Os especialistas consideram que a pior das hipóteses em relação à origem das alterações, para o consumidor, seriam problemas ocorridos após a captação de água, como uma infiltração nas adutoras, o que permitiria que algum grau de água residuária se misturasse à tratada, oferecendo riscos à saúde de quem a consome. A hipótese é afastada pelo Dmae.
Diretor-geral do Dmae minimizou sabor alterado
Na quinta-feira, a reportagem convidou o diretor de tratamento de água, esgoto e meio ambiente e o diretor-geral do Dmae, Antônio Elisandro de Oliveira, para provarem a água de um apartamento do bairro Cidade Baixa onde moram quatro estudantes.

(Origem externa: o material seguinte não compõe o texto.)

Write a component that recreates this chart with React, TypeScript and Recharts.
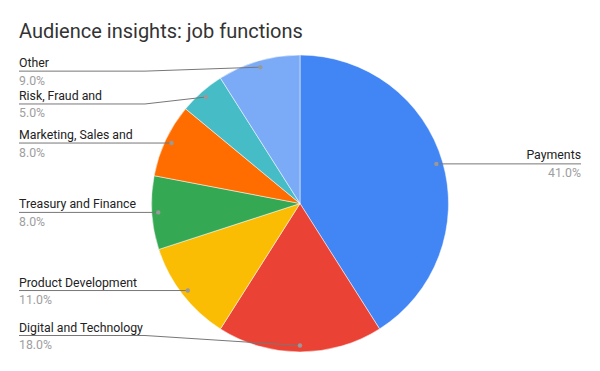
import React from 'react';
import { PieChart, Pie, Cell } from 'recharts';

const labels = [
  'Payments',
  'Digital and Technology',
  'Product Development',
  'Treasury and Finance',
  'Marketing, Sales and',
  'Risk, Fraud and',
  'Other',
];
const shares = [41, 18, 11, 8, 8, 5, 9];
const colors = ['#4285F4', '#EA4335', '#FBBC04', '#34A853', '#FF6D01', '#46BDC6', '#7BAAF7'];

const data = labels.map((name, i) => ({ name, value: shares[i] }));

// label rows that Google nudged away from the slice centre
const rowNudge: Record<string, number> = {
  Other: 4,
  'Risk, Fraud and': 7,
  'Digital and Technology': -10,
};

const RADIAN = Math.PI / 180;
const FONT = 'Roboto, Arial, sans-serif';
const LABEL_SIZE = 12.3;

const renderLabel = (props: any) => {
  const { cx, cy, midAngle, outerRadius, index, name, value } = props;
  const r = outerRadius - 6.5;
  const dx = cx + r * Math.cos(-midAngle * RADIAN);
  const dy = cy + r * Math.sin(-midAngle * RADIAN);
  const rowY = dy + (rowNudge[name] || 0);
  const right = dx > cx + 5;
  const pct = `${value.toFixed(1)}%`;

  if (right) {
    return (
      <g key={`lbl-${index}`}>
        <line x1={dx} y1={rowY} x2={581} y2={rowY} stroke="#777" strokeWidth={1} />
        <circle cx={dx} cy={dy} r={2.2} fill="#999" />
        <text x={581} y={rowY - 4.5} textAnchor="end" fontSize={LABEL_SIZE} fontFamily={FONT} fill="#222">
          {name}
        </text>
        <text x={581} y={rowY + 13} textAnchor="end" fontSize={LABEL_SIZE} fontFamily={FONT} fill="#9e9e9e">
          {pct}
        </text>
      </g>
    );
  }

  const straight = Math.abs(rowY - dy) < 0.5;
  const path = straight
    ? `M19,${rowY}L${dx},${dy}`
    : `M19,${rowY}L145,${rowY}L${dx},${dy}`;

  return (
    <g key={`lbl-${index}`}>
      <path d={path} stroke="#777" strokeWidth={1} fill="none" />
      <circle cx={dx} cy={dy} r={2.2} fill="#999" />
      <text x={19} y={rowY - 4} fontSize={LABEL_SIZE} fontFamily={FONT} fill="#222">
        {name}
      </text>
      <text x={19} y={rowY + 13.5} fontSize={LABEL_SIZE} fontFamily={FONT} fill="#9e9e9e">
        {pct}
      </text>
    </g>
  );
};

export default function App() {
  return (
    <div style={{ position: 'absolute', left: 0, top: 0, width: 600, height: 371, background: '#fff' }}>
      <div
        style={{
          position: 'absolute',
          left: 19,
          top: 20.7,
          fontFamily: FONT,
          fontSize: 20,
          lineHeight: '20px',
          color: '#333',
          whiteSpace: 'nowrap',
        }}
      >
        Audience insights: job functions
      </div>
      <PieChart width={600} height={371} margin={{ top: 0, right: 0, bottom: 0, left: 0 }}>
        <Pie
          data={data}
          dataKey="value"
          nameKey="name"
          cx={300}
          cy={203.5}
          outerRadius={148.5}
          startAngle={90}
          endAngle={-270}
          stroke="#fff"
          strokeWidth={0.5}
          label={renderLabel}
          labelLine={false}
          isAnimationActive={false}
        >
          {data.map((d, i) => (
            <Cell key={d.name} fill={colors[i]} />
          ))}
        </Pie>
      </PieChart>
    </div>
  );
}
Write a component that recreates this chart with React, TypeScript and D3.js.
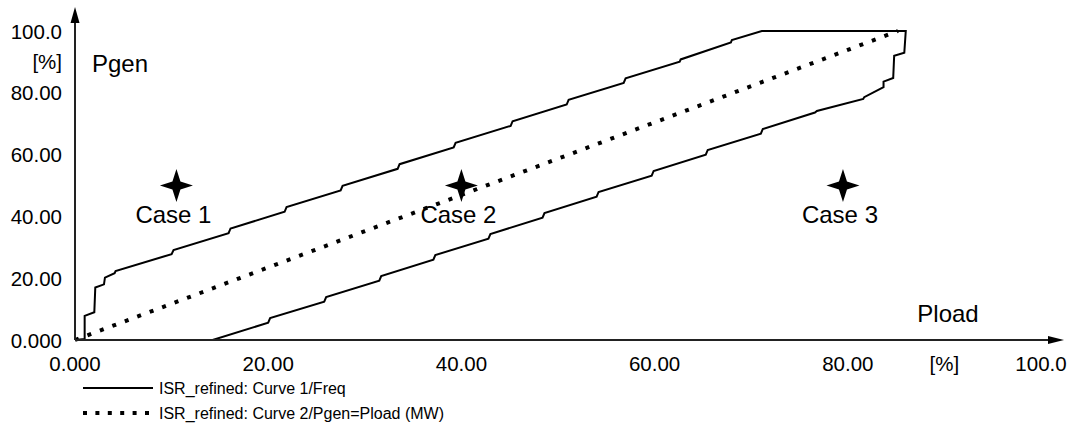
import React from 'react'
import * as d3 from 'd3'

// axis ticks (90 carries the unit label instead of a number)
const xTicks = [0, 20, 40, 60, 80, 90, 100]
const yTicks = [0, 20, 40, 60, 80, 90, 100]
const unitTick = 90

// Curve 1/Freq : upper boundary, left to right [Pload %, Pgen %]
const upperX = [0, 1.0, 1.0, 2.0, 2.1, 3.0, 3.1, 4.1, 4.2, 10.0, 10.2, 15.9, 16.1, 21.7, 21.9, 27.5, 27.7, 33.4, 33.6, 39.2, 39.4, 45.1, 45.3, 50.9, 51.1, 56.8, 57.0, 62.6, 62.7, 67.9, 68.0, 71.1]
const upperY = [0, 0.3, 7.8, 9.0, 17.0, 18.0, 20.2, 21.6, 22.3, 27.8, 29.1, 34.6, 36.1, 41.5, 43.0, 48.4, 49.9, 55.4, 56.9, 62.3, 63.8, 69.3, 70.8, 76.2, 77.7, 83.2, 84.7, 90.1, 90.8, 96.3, 97.1, 100]

// Curve 1/Freq : lower boundary, left to right
const lowerX = [14.25, 20.0, 20.2, 25.8, 26.0, 31.5, 31.7, 37.1, 37.3, 42.8, 43.0, 48.4, 48.6, 54.0, 54.2, 59.7, 59.9, 65.3, 65.5, 71.0, 71.2, 76.6, 76.8, 81.6, 81.7, 83.7, 83.7, 84.7, 84.8, 85.85, 86.0]
const lowerY = [0, 5.6, 7.1, 12.4, 13.9, 19.2, 20.7, 26.0, 27.5, 32.8, 34.3, 39.6, 41.1, 46.4, 47.9, 53.2, 54.7, 60.0, 61.5, 66.8, 68.3, 73.6, 74.1, 78.0, 78.6, 81.8, 83.6, 84.8, 92.0, 93.0, 100]

// Curve 2/Pgen=Pload (MW)
const diagX = [0, 85.2]
const diagY = [0, 100]

// operating points
const caseNames = ['Case 1', 'Case 2', 'Case 3']
const caseX = [10.5, 40.0, 79.5]
const caseY = [50, 50, 50]

const legendLabels = ['ISR_refined: Curve 1/Freq', 'ISR_refined: Curve 2/Pgen=Pload (MW)']

const W = 1077
const H = 430
const FONT = '"Liberation Sans", Arial, sans-serif'

export default function App() {
  React.useEffect(() => {
    document.body.style.margin = '0'
  }, [])

  const x = d3.scaleLinear().domain([0, 100]).range([75, 1041])
  const y = d3.scaleLinear().domain([0, 100]).range([340, 31])
  const fmt = d3.format('.4r')

  const line = d3
    .line<[number, number]>()
    .x((d) => x(d[0]))
    .y((d) => y(d[1]))

  const upper: [number, number][] = upperX.map((v, i) => [v, upperY[i]])
  const lower: [number, number][] = lowerX.map((v, i) => [v, lowerY[i]])
  // closed loop: up the upper edge, across the top, down the lower edge, back along the axis
  const curve1 = [...upper, ...lower.slice().reverse(), [0, 0] as [number, number]]
  const curve2: [number, number][] = diagX.map((v, i) => [v, diagY[i]])

  // 4-point star marker
  const star = (cx: number, cy: number) => {
    const r = 16.5
    const q = 4
    return `M${cx},${cy - r} L${cx + q},${cy - q} L${cx + r},${cy} L${cx + q},${cy + q} L${cx},${cy + r} L${cx - q},${cy + q} L${cx - r},${cy} L${cx - q},${cy - q} Z`
  }

  return (
    <svg width={W} height={H} style={{ display: 'block' }} fontFamily={FONT}>
      <rect width={W} height={H} fill="#fff" />

      {/* curves */}
      <path d={line(curve1) ?? ''} fill="none" stroke="#000" strokeWidth={2} strokeLinejoin="miter" />
      <path d={line(curve2) ?? ''} fill="none" stroke="#000" strokeWidth={4} strokeDasharray="4 9.3" />

      {/* axes */}
      <line x1={x(0)} x2={1050} y1={y(0)} y2={y(0)} stroke="#222" strokeWidth={2} />
      <path d={`M1048,${y(0) - 4} L1064,${y(0)} L1048,${y(0) + 4} Z`} fill="#000" />
      <line x1={x(0)} x2={x(0)} y1={y(0)} y2={20} stroke="#222" strokeWidth={2} />
      <path d={`M${x(0) - 4.5},23 L${x(0)},7 L${x(0) + 4.5},23 Z`} fill="#000" />

      {/* y tick labels */}
      {yTicks.map((t) => (
        <text key={'y' + t} x={62} y={y(t)} textAnchor="end" dominantBaseline="central" fontSize={20.5} fill="#000">
          {t === unitTick ? '[%]' : fmt(t)}
        </text>
      ))}
      {/* x tick labels */}
      {xTicks.map((t) => (
        <text key={'x' + t} x={x(t)} y={363} textAnchor="middle" dominantBaseline="central" fontSize={20.5} fill="#000">
          {t === unitTick ? '[%]' : fmt(t)}
        </text>
      ))}

      <text x={92} y={63} dominantBaseline="central" fontSize={24} fill="#000">Pgen</text>
      <text x={948} y={313} textAnchor="middle" dominantBaseline="central" fontSize={24} fill="#000">Pload</text>

      {/* cases */}
      {caseNames.map((c, i) => (
        <g key={c}>
          <path d={star(x(caseX[i]), y(caseY[i]))} fill="#000" />
          <text x={x(caseX[i]) - 3} y={y(caseY[i]) + 29} textAnchor="middle" dominantBaseline="central" fontSize={24} fill="#000">
            {c}
          </text>
        </g>
      ))}

      {/* legend */}
      <line x1={83} x2={153} y1={388} y2={388} stroke="#000" strokeWidth={2} />
      <line x1={83} x2={153} y1={413} y2={413} stroke="#000" strokeWidth={4} strokeDasharray="4 8.4" />
      {legendLabels.map((l, i) => (
        <text key={l} x={159} y={388 + i * 25} dominantBaseline="central" fontSize={16} fill="#000">
          {l}
        </text>
      ))}
    </svg>
  )
}
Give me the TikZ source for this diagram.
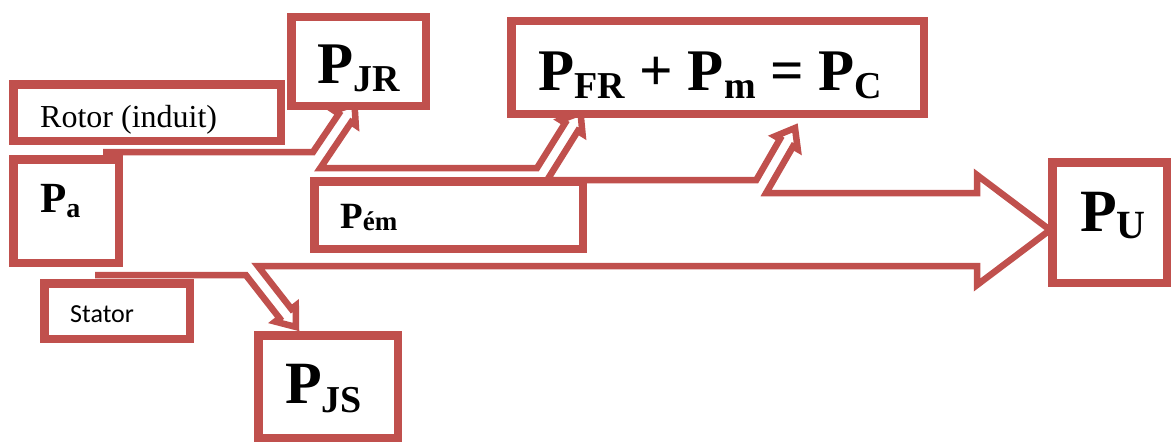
\documentclass[tikz,border=0pt]{standalone}
\usepackage{fontspec}
\setmainfont{Liberation Serif}
\newfontfamily\tnr{Liberation Serif}
\newfontfamily\calibfont{Carlito}
\definecolor{boxred}{HTML}{C0504D}
\newcommand\psub[4]{{\tnr\fontsize{#1}{#1}\selectfont\bfseries P}\raisebox{-#3pt}{\tnr\fontsize{#2}{#2}\selectfont\bfseries #4}}
\newcommand\flowhead[9]{%
 \pgfmathsetmacro\fhUX{cos(#4)}%
 \pgfmathsetmacro\fhUY{sin(#4)}%
 \pgfmathsetmacro\fhNX{-1*(\fhUY)}%
 \pgfmathsetmacro\fhNY{\fhUX}%
 \pgfmathsetmacro\fhBX{#2-(#5)*(\fhNX)}%
 \pgfmathsetmacro\fhBY{#3-(#5)*(\fhNY)}%
 \pgfmathsetmacro\fhCX{#2-(#6)*(\fhNX)}%
 \pgfmathsetmacro\fhCY{#3-(#6)*(\fhNY)}%
 \pgfmathsetmacro\fhDX{#2+(#7)*(\fhUX)}%
 \pgfmathsetmacro\fhDY{#3+(#7)*(\fhUY)}%
 \pgfmathsetmacro\fhEX{#2+(#6)*(\fhNX)}%
 \pgfmathsetmacro\fhEY{#3+(#6)*(\fhNY)}%
 \pgfmathsetmacro\fhFX{#2+(#5)*(\fhNX)}%
 \pgfmathsetmacro\fhFY{#3+(#5)*(\fhNY)}%
 \pgfmathsetmacro\fhAX{\fhBX+(#8-\fhBY)/(\fhUY)*(\fhUX)}%
 \pgfmathsetmacro\fhGX{\fhFX+(#9-\fhFY)/(\fhUY)*(\fhUX)}%
 \coordinate (#1-a) at (\fhAX,#8);
 \coordinate (#1-b) at (\fhBX,\fhBY);
 \coordinate (#1-c) at (\fhCX,\fhCY);
 \coordinate (#1-d) at (\fhDX,\fhDY);
 \coordinate (#1-e) at (\fhEX,\fhEY);
 \coordinate (#1-f) at (\fhFX,\fhFY);
 \coordinate (#1-g) at (\fhGX,#9);
}
\begin{document}
\begin{tikzpicture}[x=1pt,y=-1pt,
  box/.style={draw=boxred, line width=8.5pt, fill=white, rectangle, inner sep=0pt},
  flow/.style={draw=boxred, line width=6.5pt, line join=miter},
  lbl/.style={anchor=base west, inner sep=0pt, text=black, font=\tnr}]
\useasboundingbox (0,0) rectangle (1172,444);
% flow heads
\flowhead{JR}{345}{118}{-56}{7.5}{13}{17}{152}{168}
\flowhead{FR}{571.5}{127}{-58}{7.5}{13}{17}{168}{180}
\flowhead{CC}{786.5}{142.7}{-60}{7.5}{13}{17}{180}{193}
\flowhead{JS}{285.5}{313.6}{52}{7.5}{13}{17}{266}{275}
\coordinate (inTop) at (103,152);
\coordinate (inBot) at (95,275);
\coordinate (U1) at (977,193);
\coordinate (U2) at (977,175);
\coordinate (Utip) at (1050,230);
\coordinate (U3) at (977,285);
\coordinate (U4) at (977,266);
\draw[flow] (inTop) -- (JR-a) -- (JR-b) -- (JR-c) -- (JR-d) -- (JR-e) -- (JR-f) -- (JR-g)
  -- (FR-a) -- (FR-b) -- (FR-c) -- (FR-d) -- (FR-e) -- (FR-f) -- (FR-g)
  -- (CC-a) -- (CC-b) -- (CC-c) -- (CC-d) -- (CC-e) -- (CC-f) -- (CC-g)
  -- (U1) -- (U2) -- (Utip) -- (U3) -- (U4)
  -- (JS-a) -- (JS-b) -- (JS-c) -- (JS-d) -- (JS-e) -- (JS-f) -- (JS-g) -- (inBot);
% boxes
\node[box, minimum width=267.5pt, minimum height=56.5pt] (rotor) at (147,112.5) {};
\node[box, minimum width=134.5pt, minimum height=88.5pt] (pjr) at (358.5,61.5) {};
\node[box, minimum width=412.5pt, minimum height=92.5pt] (pc) at (717.5,67.5) {};
\node[box, minimum width=105.5pt, minimum height=103.5pt] (pa) at (66,211) {};
\node[box, minimum width=268.5pt, minimum height=67.5pt] (pem) at (448.5,215) {};
\node[box, minimum width=114.5pt, minimum height=120.5pt] (pu) at (1109.5,222.5) {};
\node[box, minimum width=145.5pt, minimum height=55.5pt] (stator) at (117,311) {};
\node[box, minimum width=139.5pt, minimum height=102.5pt] (pjs) at (328,386.5) {};
% labels
\node[lbl] (trotor) at (40,127) {\fontsize{32}{32}\selectfont Rotor (induit)};
\node[lbl, font=\calibfont] (tstator) at (70,322) {\fontsize{26}{26}\selectfont Stator};
\node[lbl] (tjr) at (317,83) {\psub{59}{38}{9}{JR}};
\node[lbl] (tpc) at (538,90) {\fontsize{59}{59}\selectfont\bfseries \psub{59}{38}{8}{FR} + \psub{59}{38}{8}{m} = \psub{59}{38}{8}{C}};
\node[lbl] (tpa) at (40,212) {\psub{43}{28}{5}{a}};
\node[lbl] (tpem) at (340,228) {\psub{37}{27}{2}{ém}};
\node[lbl] (tpu) at (1080,231) {\psub{60}{40}{7}{U}};
\node[lbl] (tpjs) at (285,403) {\psub{60}{38}{9}{JS}};
\end{tikzpicture}
\end{document}
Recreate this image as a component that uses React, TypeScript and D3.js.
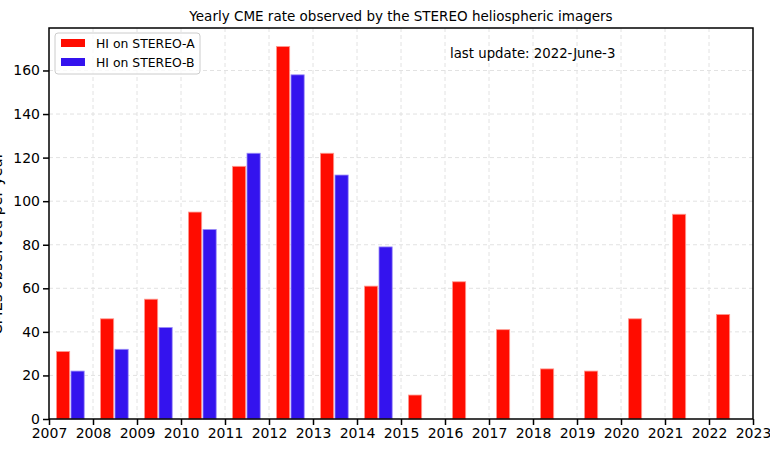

Eles começaram a perceber as mudanças na água da torneira, que continuam usando para cozinhar, mas deixaram de tomar, há mais de uma semana. O diretor-geral do Dmae admitiu que o líquido estava com gosto forte de cloro, mas disse que a situação no local não era das piores.
– Neste momento que estamos passando, já deparamos com situações mais complicadas – avaliou o titular do departamento, que disse consumir água da torneira diariamente.
Mas para Willian De Nardi, 25 anos, o incômodo já provocou alterações no consumo. Primeiro, o estudante, que costumava servir-se de água da torneira todos os dias, resolveu mudar de fonte, levando garrafinhas vazias para encher no bebedouro da faculdade de arquitetura da Universidade Federal do Rio Grande do Sul (UFRGS). Ao primeiro gole, no entanto, percebeu que não tinha escolhido a melhor saída:
– Lá a água também está com um gosto estranho. Nesta semana, comecei a comprar suco no supermercado – conta.
O Dmae está trabalhando em parceria com o Instituto de Química da UFRGS para tentar descobrir a origem do problema. Ainda não há previsão de conclusão dos laudos técnicos.